SOURCE: Cash Rent-A-Car v. Old American County Mutual Fire Ins. Co. (Tex.App.- Houston [1st Dist.] Jan. 14, 2009) (Jennings)(conversion, trespass, fraud, negligent misrepresentation, breach of contract and bailment agreement, violations of the Texas Theft Liability Act, the Texas Deceptive Trade Practices Act (“DTPA”), and the Texas Insurance Code)

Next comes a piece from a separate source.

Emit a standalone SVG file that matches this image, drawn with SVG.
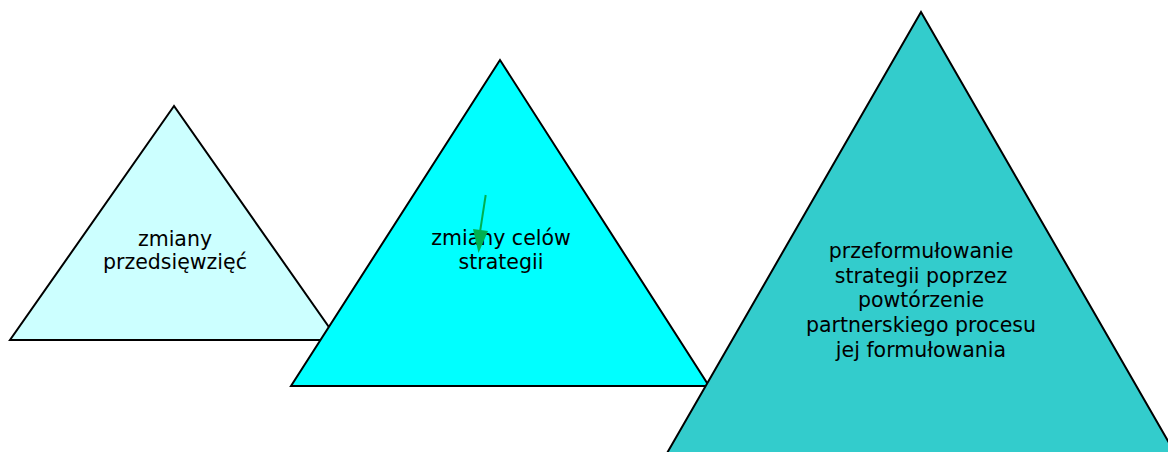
<svg xmlns="http://www.w3.org/2000/svg" width="1168" height="452" viewBox="0 0 1168 452">
<style>
.tri{stroke:#000;stroke-width:2;stroke-linejoin:miter}
.lbl{font-family:"DejaVu Sans",Verdana,sans-serif;font-size:20.5px;fill:#000;text-anchor:middle}
</style>
<rect width="1168" height="452" fill="#fff"/>
<g id="node1">
<polygon class="tri" points="174,106 10,340 338,340" fill="#ccffff"/>
<text class="lbl" x="175" y="246">zmiany</text>
<text class="lbl" x="175" y="269">przedsięwzięć</text>
</g>
<g id="node2">
<polygon class="tri" points="500,60 291,386 709,386" fill="#00ffff"/>
<text class="lbl" x="501" y="245">zmiany celów</text>
<text class="lbl" x="501" y="269">strategii</text>
</g>
<g id="node3">
<polygon class="tri" points="921,12 655,474 1187,474" fill="#33cccc"/>
<text class="lbl" x="921" y="258">przeformułowanie</text>
<text class="lbl" x="921" y="283">strategii poprzez</text>
<text class="lbl" x="921" y="307">powtórzenie</text>
<text class="lbl" x="921" y="332">partnerskiego procesu</text>
<text class="lbl" x="921" y="357">jej formułowania</text>
</g>
<g id="connectors">
<line x1="485.7" y1="195" x2="480" y2="232" stroke="#00b050" stroke-width="2"/>
<polygon points="473,229 488,231 478.5,253" fill="#00b050"/>
</g>
</svg>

Conversion, Civil Theft Claim, and Trespass


The elements of a conversion claim are (1) the plaintiff owned or had possession of the property or entitlement to possession; (2) the defendant unlawfully and without authorization assumed and exercised control over the property to the exclusion of, or inconsistent with, the plaintiff’s rights as an owner; (3) the plaintiff demanded return of the property; and (4) the defendant refused to return the property. Khorshid, Inc. v. Christian, 257 S.W.3d 748, 758–59 (Tex. App.—Dallas 2008, no pet.).

Statutory Cause of Action under Texas Theft Liability Act (alt. to conversion)

Under the Theft Liability Act, a person who commits theft by unlawfully appropriating property with intent to deprive the owner of property is liable for the resulting damages. Tex. Civ. Prac. & Rem. Code Ann. §§ 134.002(2), 134.003(a) (Vernon 2005); Tex. Penal Code Ann. § 31.03(a) (Vernon Supp. 2009). Appropriation of property is unlawful if it is without the owner’s effective consent. Id. § 31.03(b)(1).

Common-law Trespass Claim

“Trespass to personalty is an injury to, or interference with, possession of the property, unlawfully, with or without the exercise of physical force.” Russell v. Am. Real Estate Corp., 89 S.W.3d 204, 210 (Tex. App.—Corpus Christi 2002, no pet.) (citing Jamison v. Nat’l Loan Investors, L.P., 4 S.W.3d 465, 469 n.2 (Tex. App.—Houston [1st Dist.] 1999, pet. denied)). Destruction of, or injury to, personal property, regardless of negligence, may be a trespass. Id.